Josh's Blog: GGC Day Six Update

Published: 29 October 2009
Day Six of the 2009 Global Green Challenge.
Josh's Blog: GGC Day Six Update

Pictured: Day Six of the 2009 Global Green Challenge.

Port Augusta to Adelaide.

Phew! That’s all we could say as we rolled into Adelaide today (Thursday 29 October), completely exhausted.

After six days and 3000km it actually feels a bit claustrophobic to be back in a big city.

We were lucky to see a single traffic light on most of the journey (Alice Springs and Port Augusta were about it). So imagine how frustrating it felt for us as we encountered dozens of traffic lights to make it to today’s finish line in the centre of Adelaide.

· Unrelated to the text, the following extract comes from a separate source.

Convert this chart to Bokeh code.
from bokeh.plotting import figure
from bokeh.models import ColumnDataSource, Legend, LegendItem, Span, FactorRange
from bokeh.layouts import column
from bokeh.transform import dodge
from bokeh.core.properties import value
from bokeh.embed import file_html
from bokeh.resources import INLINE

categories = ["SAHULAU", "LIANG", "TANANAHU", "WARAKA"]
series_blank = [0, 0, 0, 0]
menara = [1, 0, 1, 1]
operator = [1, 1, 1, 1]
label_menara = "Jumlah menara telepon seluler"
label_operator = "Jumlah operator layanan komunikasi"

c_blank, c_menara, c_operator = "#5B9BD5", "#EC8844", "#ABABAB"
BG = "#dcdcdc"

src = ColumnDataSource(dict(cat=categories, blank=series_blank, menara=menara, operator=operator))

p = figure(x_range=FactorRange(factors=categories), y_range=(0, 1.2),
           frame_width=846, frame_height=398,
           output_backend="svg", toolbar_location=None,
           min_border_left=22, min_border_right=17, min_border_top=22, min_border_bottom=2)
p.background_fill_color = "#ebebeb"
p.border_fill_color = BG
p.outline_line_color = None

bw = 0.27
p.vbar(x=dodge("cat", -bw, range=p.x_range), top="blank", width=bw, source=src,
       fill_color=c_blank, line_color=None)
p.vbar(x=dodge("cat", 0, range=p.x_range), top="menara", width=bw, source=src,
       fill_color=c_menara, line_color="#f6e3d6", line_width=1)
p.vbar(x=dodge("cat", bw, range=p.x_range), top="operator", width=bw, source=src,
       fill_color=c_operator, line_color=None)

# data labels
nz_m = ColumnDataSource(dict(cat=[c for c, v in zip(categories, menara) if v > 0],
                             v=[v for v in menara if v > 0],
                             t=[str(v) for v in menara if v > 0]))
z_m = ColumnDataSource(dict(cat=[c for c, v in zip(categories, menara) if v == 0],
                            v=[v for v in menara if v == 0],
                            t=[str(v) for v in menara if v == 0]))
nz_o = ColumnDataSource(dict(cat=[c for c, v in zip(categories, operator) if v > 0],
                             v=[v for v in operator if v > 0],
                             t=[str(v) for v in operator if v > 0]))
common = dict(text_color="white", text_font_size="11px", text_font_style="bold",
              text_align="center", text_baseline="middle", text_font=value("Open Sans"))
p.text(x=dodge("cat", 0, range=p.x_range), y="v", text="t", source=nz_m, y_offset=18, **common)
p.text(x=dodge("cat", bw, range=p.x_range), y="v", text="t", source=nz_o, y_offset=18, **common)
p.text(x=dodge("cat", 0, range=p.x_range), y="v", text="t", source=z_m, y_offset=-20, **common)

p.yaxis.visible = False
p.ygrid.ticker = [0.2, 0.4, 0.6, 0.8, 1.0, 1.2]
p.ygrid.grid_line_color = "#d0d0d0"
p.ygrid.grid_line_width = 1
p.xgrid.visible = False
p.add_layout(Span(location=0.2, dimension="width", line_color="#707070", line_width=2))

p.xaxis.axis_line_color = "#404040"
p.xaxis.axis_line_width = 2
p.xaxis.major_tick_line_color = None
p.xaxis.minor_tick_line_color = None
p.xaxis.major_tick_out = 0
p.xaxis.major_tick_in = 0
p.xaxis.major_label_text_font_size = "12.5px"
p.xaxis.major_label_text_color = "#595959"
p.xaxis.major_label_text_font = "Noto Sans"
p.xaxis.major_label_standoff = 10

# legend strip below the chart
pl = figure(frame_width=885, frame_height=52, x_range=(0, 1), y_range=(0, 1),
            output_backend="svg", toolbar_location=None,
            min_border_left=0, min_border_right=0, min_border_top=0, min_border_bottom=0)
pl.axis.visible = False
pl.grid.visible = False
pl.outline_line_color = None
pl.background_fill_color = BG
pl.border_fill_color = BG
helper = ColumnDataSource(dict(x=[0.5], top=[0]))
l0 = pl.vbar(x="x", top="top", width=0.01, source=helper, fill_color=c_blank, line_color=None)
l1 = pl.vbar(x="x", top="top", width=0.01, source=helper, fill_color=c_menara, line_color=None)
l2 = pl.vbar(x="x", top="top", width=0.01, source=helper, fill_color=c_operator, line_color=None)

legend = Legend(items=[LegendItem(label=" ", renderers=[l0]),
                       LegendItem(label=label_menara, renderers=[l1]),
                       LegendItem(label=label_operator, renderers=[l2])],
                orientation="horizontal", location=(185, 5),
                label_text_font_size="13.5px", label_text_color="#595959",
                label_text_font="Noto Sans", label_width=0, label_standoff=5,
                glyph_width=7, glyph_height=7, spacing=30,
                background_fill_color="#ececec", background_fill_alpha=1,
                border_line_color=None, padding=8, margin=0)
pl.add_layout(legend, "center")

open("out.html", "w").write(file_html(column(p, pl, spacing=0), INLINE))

With 306km to cover, today was a short leg but it was one of the most challenging.

We had to travel at a higher average speed in less time than in days before because we had to factor in the traffic going into town.

So instead of cruising along at 75km/h or so, we stayed closer to the speed limit, sitting on between 90 and 100km/h in 110km/h zones.

The route also had a gradual climb in it at the start, so we were really focusing on our consumption just as we had been the whole week.

As luck would have it, however, after a week of strong headwinds, a tailwind picked up off the coast mid morning and we were able to build up a good time buffer and come into town with some minutes up our sleeve.

It was lucky we did because, apart from almost getting lost, we hit a 1km section of roadworks that had a 25km/h limit, about 26km north of Adelaide. It nearly cost some of the other teams penalty points.

As it turned out, we arrived to today’s finish line about 10 minutes early. The higher average speed cost us a fraction more fuel but it was worth it so we didn’t get stressed rolling into town.

Both Gerry Bechet and I haven’t been to Adelaide for ages, and are unfamiliar with the roads and traffic conditions.

I can tell you we breathed a big sigh of relief when we made the timing marker.

The battle isn’t over yet, however.

The toughest test is still to come: the city cycle.

The HSV V8 has been doing us proud for the past week, so tomorrow will be the time to test how efficiently we can drive the Maloo in commuter traffic.

Tomorrow (Friday 30 October) is three hours of city driving, and then the cars are filled to the brim to check final fuel consumption numbers. After that, we will know the winner.

We also get a police escort into the main street of town for an official greeting by the local big wigs. If you’re a HSV supporter, be in town between 2pm and 4pm to watch the convoy.

In the meantime, most teams are checking the final route tonight in their support cars because this week has shown that the directions can be ambiguous at times. Wish us luck!

Gerry and I are just excited to be getting into a car with air-conditioning. The LPG Senator never looked so good.

Inside the HSV Maloo

Gerry and I have again found new ways to dispense with flies in an efficient and pain free manner. I favour the rolled up folder technique but Gerry swears blind a quick flick with the chamois works best. The only problem with his theory is that you then end up with a fly on your detailing cloth.

Gerry was out polishing the Maloo again this morning. He was so proud he was convinced that was why the Maloo was running so well today (higher speed, not much higher consumption). Then I helpfully pointed out that we had a tailwind. Ahem.

We passed the Falcon XR6 Turbo within 25 minutes today (much earlier than previous days) because we wanted to build a time buffer in case we got lost in Adelaide.

As it turned out, our friends in the blue car made it with 30 seconds spare. It was a close contest.

When we arrived we emptied all our food and drink supplies from the Maloo because we hopefully won’t need them in the city stage tomorrow.

Gerry and I also walked back to the hotel in Adelaide. Our support crew, HSV engineers Rob Davis and Leigh Russell thought we were mad for walking in the Adelaide heat.

But you know what? After six days straight in a hot car, it was good to stretch the legs. Funnily enough, with all the traffic, we almost beat them to the hotel. Not that we’re competitive or anything…

If Gerry and I are feeling really energetic we might even walk to the cars in parc ferme in the morning.

Pace notes and other observations

Most of the tensions and sledging have eased now that the group has made it to the big smoke.

The organisers put on a fancy dinner last night, and everyone seemed to be in a good mood.

We shared the table with the Holden team, who have done an amazing job in the Commodore Omega V6 SIDI car, averaging about 6.1L/100km according to their provisional figures.

They’ve been really supportive of us through the event. We also both realized that we would likely have the most efficient support crew.

While other teams have fleets of cars following their entrants, the HSV Maloo has been followed by the LPG Senator, while the Omega wagon has been followed all week by a diesel-powered Cruze sedan.